Following the suggestion of Wilkie's fellow writer Cyril Pearl, who wished to burn a football to express his disaffection for the game, the winner must destroy a football in a unique and creative manner on receiving their medal.

Previous winners

 1967 – Harold Holt, Prime Minister of Australia
 1968 – Bob Skilton, football player
 1969 – Ron Frazer, actor
 1970 – Barry Oakley, author A Salute to the Great McCarthy: a Novel (1970) ; the book was filmed in 1975 under the same name.
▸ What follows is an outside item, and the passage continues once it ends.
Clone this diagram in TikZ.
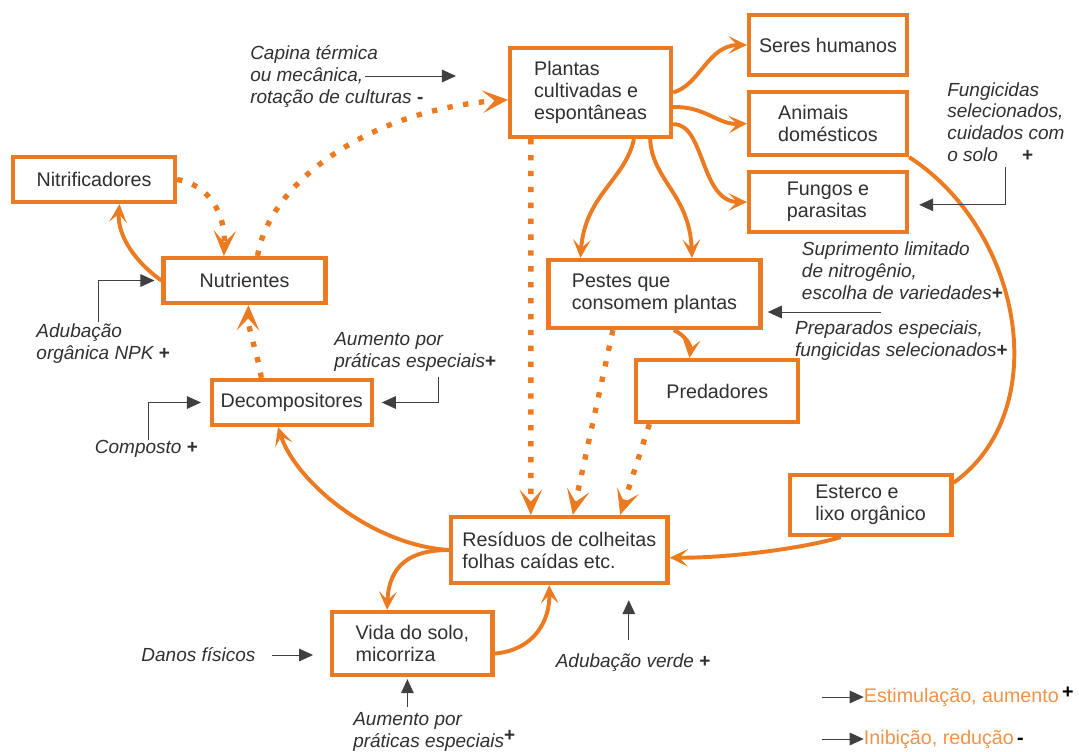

 1972 – Cyril Pearl, author
 1973 – Doug McClelland, politician
 1974 – Leon Hill, former General Manager GTV-9
 1975 – Barry Humphries, writer, actor, bohemian
 1977 – Kate Baillieu, former GTV-9 personality
 1979 – Pete Smith, television announcer
 1980 – Jack Elliot, racing writer
 1981 – Lindsay Thompson, Premier of Victoria
 1983 – Julie Clarke, a suffering housewife
 1985 – Shelley Dye, another suffering housewife
 1986 – Sir Les Patterson, alter-ego of Barry Humphries
 1987 – Peter Russell-Clarke, celebrity chef
 1988 – Terry Lane, radio broadcaster
 1989 – Raelene Boyle, athlete
 1990 – Tim Bowden, ABC broadcaster and author
 1992 – Wendy Harmer, broadcaster and comedian
 1993 – Tim Bowden, broadcaster
 1994 – Dennis Pryor, author and broadcaster
 2007 – Barry Jones, former quiz champion, politician, author
 2008 – Michael Leunig, cartoonist
 2010 – Catherine Deveny, columnist
 2011 – Brian Troy, a 74-year-old Melburnian, who has never attended an Australian rules football match.